Bill: Holy shit, is that a photo shoot with God?
John 3:14: Yeah, a spread too.
Bill: Is he lying spread-eagle on a map of the Middle East?
John 3:14: I think so.
Bill: Wicked.
John 3:14: Yeah, I never realized he was so hairy.
Bill: And hung.
John 3:14: And hung, too. Yes.
Bill: What magazine is that?
John 3:14: Details.
Bill: Word.

July 02, 2003


Do you remember, my love? To me, it's as if it were only yesterday. Our youth. We were young then, nary a care in the world. I'll never forget the first time I laid eyes on you. Do you remember, my dear? I didn't think that you would. With all of the Quaaludes that you had ingested, you couldn't have picked me out of a line up. Don't fret, my peach. I remember. Let me remind you.

It was a grand summer day, one of the finest of the season. The sun was shining brightly; the birds were chirping in the sky. It was as if the heavens had aligned to allow us to come together on this spectacular day. I had caught a bum urinating on the wheel rims of my 1974 El Camino and I'd beaten him within an inch of his life. It was clear that he was drunk but, to be fair, even drunk everyone knows not to take a wiz on the rims of the Camino. It's a sin.

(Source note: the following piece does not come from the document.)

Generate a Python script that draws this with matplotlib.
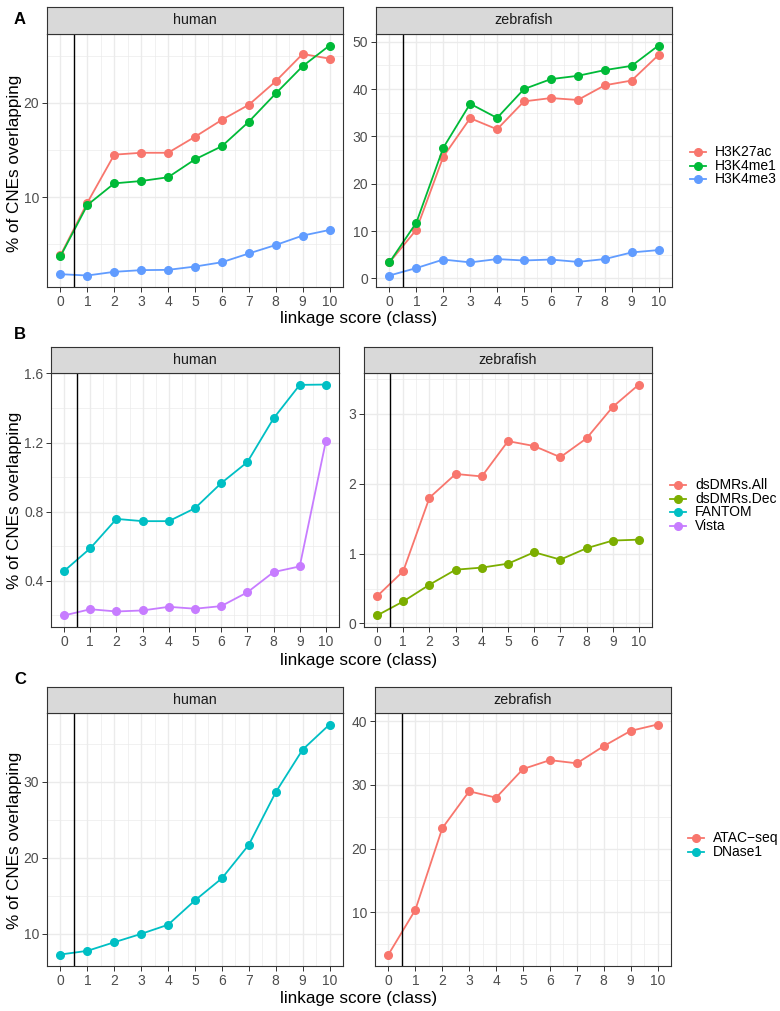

I reported to the job that morning, ready to focus only on work. Once I stepped into the room though, all of that became a distant memory. I saw you across the room. You were chugging a bottle of Jack Daniels in a race against some other guy. I only had eyes for you. You finished the bottle, emitted a belch that registered on the Richter scale and threw the empty bottle against the wall. It shattered into a great many pieces. Your glassy eyes turned to me, looked at me, through me. My heart began to beat as quickly as a drum, but that may have been the crystal meth.

I was wary approaching you. Would you rebuff me? I prayed that you would accept me. I'd never seen you around here before. Were you new? Were you nailing one of the members of the band? Several members of the band? All of the members in the band? I didn't know, couldn't know. I walked toward you slowly. My mind raced and I had trouble focusing, though that could have been the gasoline fumes I'd huffed. Will she or won't she?

When I stood next to you, you turned to me with your ice blue eyes. Look at how blue they were. They reminded me of the clear blue lakes of the Rocky Mountains. I had been there once, on a mushroom trip. The icy water looked as clear as glass, reflecting the surrounding natural beauty in its surface. I saw all of that in your eyes. Also, they were the color of Viagra.

I told you that I had some Viagra and that if you wanted, we could go back to one of the dressing rooms and hump like rabbits. You said cool. We turned to go and I knew. I knew that you were the woman that I'd spend the rest of my life with. Or, at the very least, for the next 4–6 hours.